Frequently Asked Questions
What is net interest margin and why does it matter for bank stocks?
Net interest margin (NIM) measures the difference between what a bank earns on its loans and what it pays on deposits and wholesale funding, expressed as a percentage of interest-earning assets. It is the single most important driver of bank earnings, accounting for approximately 85% of CBA's total revenue, making it essential for assessing any ASX-listed bank.
What is a good return on equity for an Australian major bank?
Morningstar associates ROE above 10% with narrow or wide moat franchises among Australian major banks, while 12-15% is considered outperformer territory.

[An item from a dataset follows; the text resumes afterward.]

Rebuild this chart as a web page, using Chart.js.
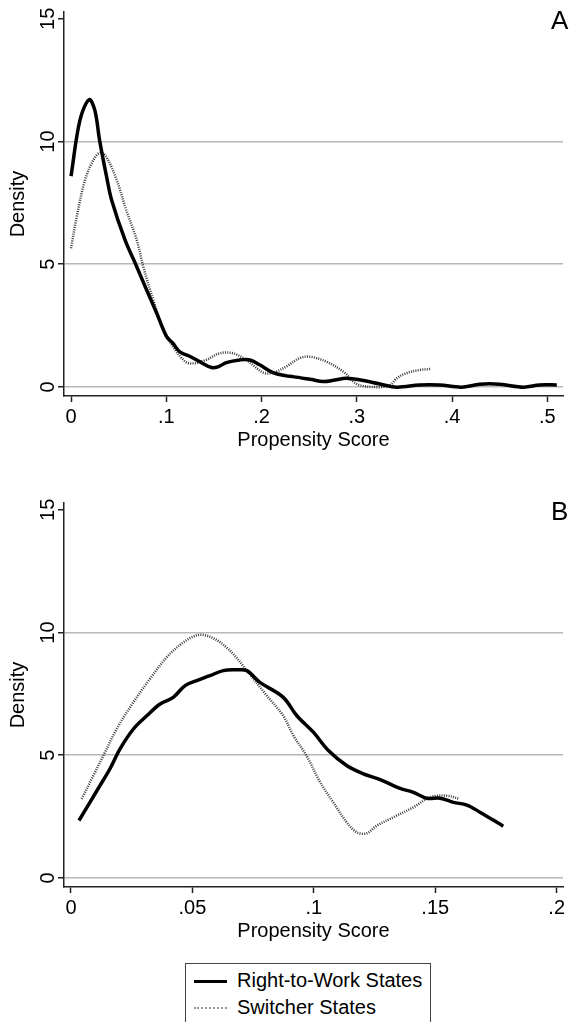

Persistent readings below 9% are generally viewed as weak, with the ASX banking sector average sitting at approximately 9.35% as of FY25.
What is the CET1 capital ratio and what level is considered healthy for ASX banks?
The CET1 (Common Equity Tier 1) ratio measures the proportion of a bank's risk-weighted assets funded by its highest-quality capital, including ordinary shares and retained earnings, and functions as the first line of defence against losses. For Australian major banks, a CET1 ratio between 11% and 12.5% is considered comfortable and typical, while ratios above 13% may imply surplus capital.
Why do analysts use different valuation tools for bank stocks compared to other sectors?
Standard valuation ratios like enterprise value to EBITDA break down for banks because their assets are overwhelmingly financial instruments rather than factories or inventory, and their revenue comes from the spread between borrowing and lending rates. Price-to-book ratio is the core valuation anchor for bank stocks, alongside price-to-earnings, because a bank's loan assets sit closer to market value than physical assets.
How do you compare ASX bank stocks using NIM, ROE, and CET1 together?
Using all three metrics together reveals why one bank trades at a premium over another: a bank with sector-leading NIM reflects a stronger deposit franchise, a higher ROE shows more efficient use of shareholder capital, and a comfortable CET1 signals adequate safety buffers without excessive drag on returns. For FY25, CBA led peers on both NIM (2.08%) and cash ROE (13.5%) while maintaining a comfortable CET1 of 12.3%, which collectively explains its premium price-to-book multiple.